▶ What you need to do
Extract, in full, the lines below, beginning at the first and ending with the line that contains "(title) at (359.5,65)". Pictures do not belong in the copy.

▶ Collected data
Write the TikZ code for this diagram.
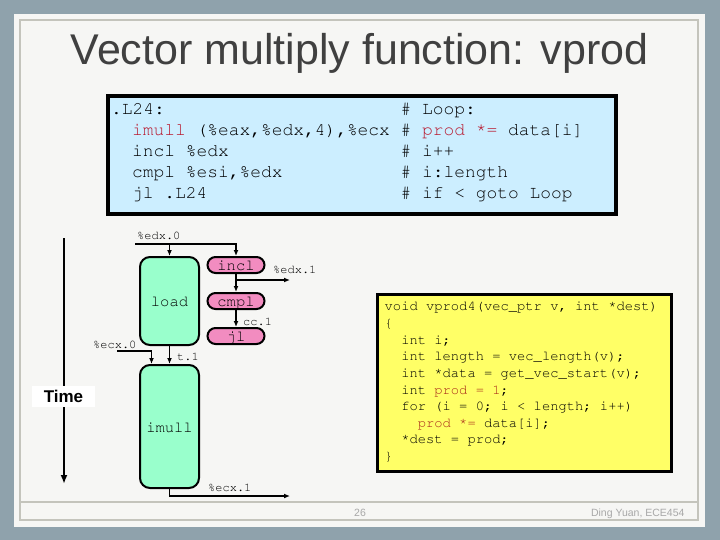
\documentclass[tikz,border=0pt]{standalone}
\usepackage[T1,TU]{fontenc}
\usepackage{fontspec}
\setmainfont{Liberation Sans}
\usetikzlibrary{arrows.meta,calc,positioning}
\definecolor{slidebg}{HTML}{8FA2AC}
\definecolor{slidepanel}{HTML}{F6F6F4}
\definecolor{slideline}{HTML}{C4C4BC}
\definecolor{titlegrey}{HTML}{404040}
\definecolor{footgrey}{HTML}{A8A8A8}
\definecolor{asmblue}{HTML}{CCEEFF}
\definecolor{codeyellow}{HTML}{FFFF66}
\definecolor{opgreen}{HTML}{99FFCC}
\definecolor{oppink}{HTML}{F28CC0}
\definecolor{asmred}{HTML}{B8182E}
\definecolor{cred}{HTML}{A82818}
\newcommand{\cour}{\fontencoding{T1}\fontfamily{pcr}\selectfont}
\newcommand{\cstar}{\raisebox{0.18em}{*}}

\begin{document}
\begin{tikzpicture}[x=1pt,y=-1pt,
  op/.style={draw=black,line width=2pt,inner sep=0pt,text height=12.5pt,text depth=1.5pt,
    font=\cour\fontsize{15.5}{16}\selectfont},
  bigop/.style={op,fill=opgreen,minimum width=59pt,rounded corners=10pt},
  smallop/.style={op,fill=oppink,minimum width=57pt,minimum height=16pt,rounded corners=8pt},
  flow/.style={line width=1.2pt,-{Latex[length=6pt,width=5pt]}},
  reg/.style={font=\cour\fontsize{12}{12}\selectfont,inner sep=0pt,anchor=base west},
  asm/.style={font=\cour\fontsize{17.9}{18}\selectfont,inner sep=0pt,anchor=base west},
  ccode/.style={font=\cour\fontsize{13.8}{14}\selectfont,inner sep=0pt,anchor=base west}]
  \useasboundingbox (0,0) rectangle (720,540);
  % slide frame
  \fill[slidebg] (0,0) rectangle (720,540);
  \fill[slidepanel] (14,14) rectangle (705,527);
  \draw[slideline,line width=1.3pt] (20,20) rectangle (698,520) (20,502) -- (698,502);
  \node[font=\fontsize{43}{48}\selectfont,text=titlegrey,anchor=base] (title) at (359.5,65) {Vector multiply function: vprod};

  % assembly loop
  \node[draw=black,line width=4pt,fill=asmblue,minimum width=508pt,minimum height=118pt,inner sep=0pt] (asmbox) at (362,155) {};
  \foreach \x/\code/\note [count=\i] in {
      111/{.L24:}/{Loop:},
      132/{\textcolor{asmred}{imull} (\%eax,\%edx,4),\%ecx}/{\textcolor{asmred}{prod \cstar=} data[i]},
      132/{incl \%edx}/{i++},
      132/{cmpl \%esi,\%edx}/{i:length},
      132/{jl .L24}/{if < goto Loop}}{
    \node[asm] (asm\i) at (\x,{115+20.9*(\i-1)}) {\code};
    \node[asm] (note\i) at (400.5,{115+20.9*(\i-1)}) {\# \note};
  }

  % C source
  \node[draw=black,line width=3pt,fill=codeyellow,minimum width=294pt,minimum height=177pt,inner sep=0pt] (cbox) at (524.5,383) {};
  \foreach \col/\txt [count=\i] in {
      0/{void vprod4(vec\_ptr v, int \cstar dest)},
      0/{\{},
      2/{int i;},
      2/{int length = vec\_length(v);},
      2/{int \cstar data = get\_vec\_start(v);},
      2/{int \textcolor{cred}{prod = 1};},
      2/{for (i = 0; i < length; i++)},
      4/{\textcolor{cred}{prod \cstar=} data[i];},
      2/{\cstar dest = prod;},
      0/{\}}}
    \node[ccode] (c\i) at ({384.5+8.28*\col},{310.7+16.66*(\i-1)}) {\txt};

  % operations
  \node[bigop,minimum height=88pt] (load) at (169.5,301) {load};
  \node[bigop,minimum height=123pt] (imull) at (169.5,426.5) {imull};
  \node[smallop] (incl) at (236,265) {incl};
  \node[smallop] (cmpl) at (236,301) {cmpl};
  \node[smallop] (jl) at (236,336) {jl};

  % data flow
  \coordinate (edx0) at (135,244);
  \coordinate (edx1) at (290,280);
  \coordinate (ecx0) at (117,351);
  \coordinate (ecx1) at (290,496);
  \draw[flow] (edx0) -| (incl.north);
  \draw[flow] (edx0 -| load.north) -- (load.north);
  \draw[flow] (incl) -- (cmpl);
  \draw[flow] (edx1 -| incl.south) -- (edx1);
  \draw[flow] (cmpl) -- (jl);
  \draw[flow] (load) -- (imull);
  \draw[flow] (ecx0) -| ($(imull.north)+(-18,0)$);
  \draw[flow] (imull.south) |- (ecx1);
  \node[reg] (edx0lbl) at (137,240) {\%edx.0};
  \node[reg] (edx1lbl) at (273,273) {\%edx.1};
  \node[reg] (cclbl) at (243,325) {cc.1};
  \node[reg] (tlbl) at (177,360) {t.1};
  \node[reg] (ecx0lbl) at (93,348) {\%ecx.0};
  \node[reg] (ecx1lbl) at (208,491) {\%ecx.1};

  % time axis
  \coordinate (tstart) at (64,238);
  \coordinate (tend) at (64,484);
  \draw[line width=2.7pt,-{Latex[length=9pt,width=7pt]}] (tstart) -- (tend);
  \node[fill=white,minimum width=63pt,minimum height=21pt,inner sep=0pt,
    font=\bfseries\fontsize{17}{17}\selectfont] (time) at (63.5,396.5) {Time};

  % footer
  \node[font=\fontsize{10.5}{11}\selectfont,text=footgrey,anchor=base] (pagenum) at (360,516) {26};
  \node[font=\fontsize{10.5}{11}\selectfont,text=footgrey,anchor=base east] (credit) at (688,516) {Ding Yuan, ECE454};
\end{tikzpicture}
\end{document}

▶ Exercise output
Write the TikZ code for this diagram.
\documentclass[tikz,border=0pt]{standalone}
\usepackage[T1,TU]{fontenc}
\usepackage{fontspec}
\setmainfont{Liberation Sans}
\usetikzlibrary{arrows.meta,calc,positioning}
\definecolor{slidebg}{HTML}{8FA2AC}
\definecolor{slidepanel}{HTML}{F6F6F4}
\definecolor{slideline}{HTML}{C4C4BC}
\definecolor{titlegrey}{HTML}{404040}
\definecolor{footgrey}{HTML}{A8A8A8}
\definecolor{asmblue}{HTML}{CCEEFF}
\definecolor{codeyellow}{HTML}{FFFF66}
\definecolor{opgreen}{HTML}{99FFCC}
\definecolor{oppink}{HTML}{F28CC0}
\definecolor{asmred}{HTML}{B8182E}
\definecolor{cred}{HTML}{A82818}
\newcommand{\cour}{\fontencoding{T1}\fontfamily{pcr}\selectfont}
\newcommand{\cstar}{\raisebox{0.18em}{*}}

\begin{document}
\begin{tikzpicture}[x=1pt,y=-1pt,
  op/.style={draw=black,line width=2pt,inner sep=0pt,text height=12.5pt,text depth=1.5pt,
    font=\cour\fontsize{15.5}{16}\selectfont},
  bigop/.style={op,fill=opgreen,minimum width=59pt,rounded corners=10pt},
  smallop/.style={op,fill=oppink,minimum width=57pt,minimum height=16pt,rounded corners=8pt},
  flow/.style={line width=1.2pt,-{Latex[length=6pt,width=5pt]}},
  reg/.style={font=\cour\fontsize{12}{12}\selectfont,inner sep=0pt,anchor=base west},
  asm/.style={font=\cour\fontsize{17.9}{18}\selectfont,inner sep=0pt,anchor=base west},
  ccode/.style={font=\cour\fontsize{13.8}{14}\selectfont,inner sep=0pt,anchor=base west}]
  \useasboundingbox (0,0) rectangle (720,540);
  % slide frame
  \fill[slidebg] (0,0) rectangle (720,540);
  \fill[slidepanel] (14,14) rectangle (705,527);
  \draw[slideline,line width=1.3pt] (20,20) rectangle (698,520) (20,502) -- (698,502);
  \node[font=\fontsize{43}{48}\selectfont,text=titlegrey,anchor=base] (title) at (359.5,65) {Vector multiply function: vprod};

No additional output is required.